━━ Collected data ━━

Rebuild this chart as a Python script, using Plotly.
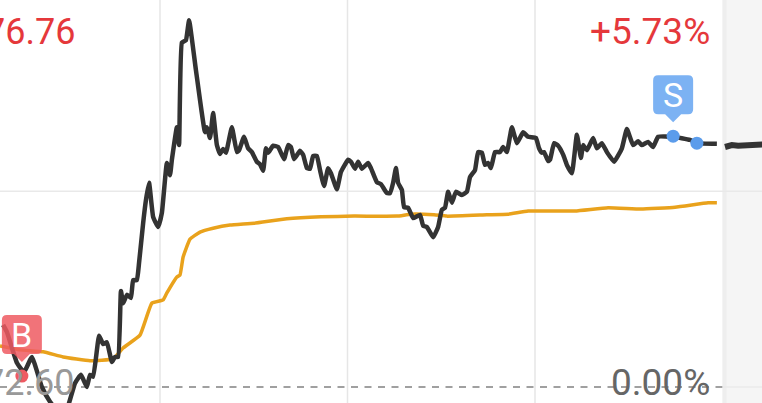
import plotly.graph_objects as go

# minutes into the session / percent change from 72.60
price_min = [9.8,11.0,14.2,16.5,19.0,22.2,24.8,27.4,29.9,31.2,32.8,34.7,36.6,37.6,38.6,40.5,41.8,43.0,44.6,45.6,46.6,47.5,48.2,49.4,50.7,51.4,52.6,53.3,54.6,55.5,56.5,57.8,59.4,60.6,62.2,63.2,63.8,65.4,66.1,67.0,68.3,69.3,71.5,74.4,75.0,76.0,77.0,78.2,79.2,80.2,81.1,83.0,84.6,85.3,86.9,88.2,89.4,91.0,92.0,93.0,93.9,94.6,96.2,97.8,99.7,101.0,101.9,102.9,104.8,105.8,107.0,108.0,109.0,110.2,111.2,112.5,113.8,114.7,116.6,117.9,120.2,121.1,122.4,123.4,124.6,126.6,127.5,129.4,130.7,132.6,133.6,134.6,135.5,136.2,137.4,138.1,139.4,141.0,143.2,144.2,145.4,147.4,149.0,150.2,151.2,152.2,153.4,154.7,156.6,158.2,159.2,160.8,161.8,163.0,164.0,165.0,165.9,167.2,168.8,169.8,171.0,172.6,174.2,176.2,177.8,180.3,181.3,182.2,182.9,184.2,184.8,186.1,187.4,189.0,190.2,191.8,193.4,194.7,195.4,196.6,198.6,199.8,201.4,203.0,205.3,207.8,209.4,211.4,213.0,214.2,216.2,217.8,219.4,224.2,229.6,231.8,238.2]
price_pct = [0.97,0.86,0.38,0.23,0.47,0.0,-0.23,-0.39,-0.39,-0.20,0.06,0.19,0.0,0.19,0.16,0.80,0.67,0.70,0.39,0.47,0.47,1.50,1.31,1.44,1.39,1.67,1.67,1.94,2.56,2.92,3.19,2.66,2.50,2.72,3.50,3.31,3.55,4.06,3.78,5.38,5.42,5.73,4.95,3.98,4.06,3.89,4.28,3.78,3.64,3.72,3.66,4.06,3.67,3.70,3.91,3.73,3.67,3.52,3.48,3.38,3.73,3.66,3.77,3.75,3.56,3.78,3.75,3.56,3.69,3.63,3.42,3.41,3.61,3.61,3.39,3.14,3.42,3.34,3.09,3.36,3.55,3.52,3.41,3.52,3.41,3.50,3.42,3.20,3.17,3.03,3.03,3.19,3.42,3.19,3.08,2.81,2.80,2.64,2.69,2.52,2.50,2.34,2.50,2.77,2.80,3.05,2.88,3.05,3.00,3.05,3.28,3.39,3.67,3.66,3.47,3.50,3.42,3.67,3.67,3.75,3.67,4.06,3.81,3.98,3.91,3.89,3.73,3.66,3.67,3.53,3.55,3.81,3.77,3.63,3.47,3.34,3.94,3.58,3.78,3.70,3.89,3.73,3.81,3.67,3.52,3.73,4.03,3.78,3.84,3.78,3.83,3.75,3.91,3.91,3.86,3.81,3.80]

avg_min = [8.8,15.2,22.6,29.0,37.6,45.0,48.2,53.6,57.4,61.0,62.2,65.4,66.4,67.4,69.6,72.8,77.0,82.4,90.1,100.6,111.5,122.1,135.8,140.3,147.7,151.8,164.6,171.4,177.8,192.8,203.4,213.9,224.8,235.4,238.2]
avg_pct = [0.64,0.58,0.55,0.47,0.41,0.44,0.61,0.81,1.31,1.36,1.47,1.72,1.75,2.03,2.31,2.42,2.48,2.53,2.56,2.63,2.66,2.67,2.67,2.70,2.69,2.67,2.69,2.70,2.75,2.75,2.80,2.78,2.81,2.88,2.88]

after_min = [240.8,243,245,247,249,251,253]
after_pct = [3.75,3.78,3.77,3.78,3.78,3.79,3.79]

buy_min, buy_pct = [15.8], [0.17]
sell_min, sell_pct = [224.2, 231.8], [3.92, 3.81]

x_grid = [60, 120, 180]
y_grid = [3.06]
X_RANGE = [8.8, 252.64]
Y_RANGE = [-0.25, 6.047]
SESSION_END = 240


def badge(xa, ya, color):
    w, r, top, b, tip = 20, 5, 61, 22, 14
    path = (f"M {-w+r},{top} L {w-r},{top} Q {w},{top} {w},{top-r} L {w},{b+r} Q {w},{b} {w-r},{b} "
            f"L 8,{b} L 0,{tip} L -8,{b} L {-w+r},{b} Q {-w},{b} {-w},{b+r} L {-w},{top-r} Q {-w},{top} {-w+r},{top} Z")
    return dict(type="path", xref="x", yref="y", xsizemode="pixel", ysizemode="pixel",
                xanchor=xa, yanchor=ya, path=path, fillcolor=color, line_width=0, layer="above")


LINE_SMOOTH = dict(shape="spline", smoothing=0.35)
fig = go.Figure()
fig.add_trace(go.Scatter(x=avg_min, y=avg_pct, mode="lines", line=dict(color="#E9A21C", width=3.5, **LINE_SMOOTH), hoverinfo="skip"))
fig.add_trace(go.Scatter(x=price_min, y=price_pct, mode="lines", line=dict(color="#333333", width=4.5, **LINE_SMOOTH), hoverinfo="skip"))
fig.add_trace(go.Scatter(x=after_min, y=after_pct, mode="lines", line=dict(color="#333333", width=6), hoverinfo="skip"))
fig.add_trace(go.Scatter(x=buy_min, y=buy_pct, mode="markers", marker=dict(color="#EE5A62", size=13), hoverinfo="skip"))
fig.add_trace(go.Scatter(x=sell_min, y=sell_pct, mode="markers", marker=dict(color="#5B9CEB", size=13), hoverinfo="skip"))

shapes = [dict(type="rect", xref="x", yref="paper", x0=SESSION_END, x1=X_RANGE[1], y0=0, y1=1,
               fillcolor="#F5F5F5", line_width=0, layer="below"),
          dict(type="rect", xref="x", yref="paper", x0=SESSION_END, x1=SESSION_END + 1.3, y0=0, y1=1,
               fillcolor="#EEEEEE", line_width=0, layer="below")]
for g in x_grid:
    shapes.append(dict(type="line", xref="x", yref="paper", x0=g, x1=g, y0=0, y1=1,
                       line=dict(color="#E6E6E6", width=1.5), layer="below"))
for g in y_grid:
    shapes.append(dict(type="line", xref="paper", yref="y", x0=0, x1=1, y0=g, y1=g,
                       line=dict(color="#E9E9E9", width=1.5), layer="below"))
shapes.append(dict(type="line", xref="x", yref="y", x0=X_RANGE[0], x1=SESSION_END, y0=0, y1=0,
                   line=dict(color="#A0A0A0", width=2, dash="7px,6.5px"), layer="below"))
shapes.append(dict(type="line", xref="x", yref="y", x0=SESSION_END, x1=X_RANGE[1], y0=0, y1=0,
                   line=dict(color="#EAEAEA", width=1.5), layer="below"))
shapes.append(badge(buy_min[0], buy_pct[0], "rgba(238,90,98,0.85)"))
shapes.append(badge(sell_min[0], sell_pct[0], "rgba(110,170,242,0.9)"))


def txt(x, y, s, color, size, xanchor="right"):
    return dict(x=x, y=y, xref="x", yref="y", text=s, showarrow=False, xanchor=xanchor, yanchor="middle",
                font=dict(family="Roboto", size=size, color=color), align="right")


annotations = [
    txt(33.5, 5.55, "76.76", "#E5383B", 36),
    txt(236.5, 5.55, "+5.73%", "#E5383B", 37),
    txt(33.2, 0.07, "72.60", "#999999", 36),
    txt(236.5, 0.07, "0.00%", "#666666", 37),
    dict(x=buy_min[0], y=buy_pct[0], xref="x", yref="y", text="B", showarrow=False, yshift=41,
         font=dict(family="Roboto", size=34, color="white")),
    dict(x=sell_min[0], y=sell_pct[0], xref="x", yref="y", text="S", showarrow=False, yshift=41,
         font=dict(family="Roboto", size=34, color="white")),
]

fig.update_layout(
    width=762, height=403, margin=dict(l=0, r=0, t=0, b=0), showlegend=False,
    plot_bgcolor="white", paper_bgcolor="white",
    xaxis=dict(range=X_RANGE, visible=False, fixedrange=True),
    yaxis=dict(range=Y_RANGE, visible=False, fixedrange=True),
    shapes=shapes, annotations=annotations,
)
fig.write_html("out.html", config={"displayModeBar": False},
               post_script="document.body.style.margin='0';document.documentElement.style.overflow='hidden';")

━━━

Written problem: The lines from the start of the data through the line that contains "import plotly.graph_objects as go" are to be returned exactly, please, with both ends included and every picture left out.

Written reply:
Rebuild this chart as a Python script, using Plotly.
import plotly.graph_objects as go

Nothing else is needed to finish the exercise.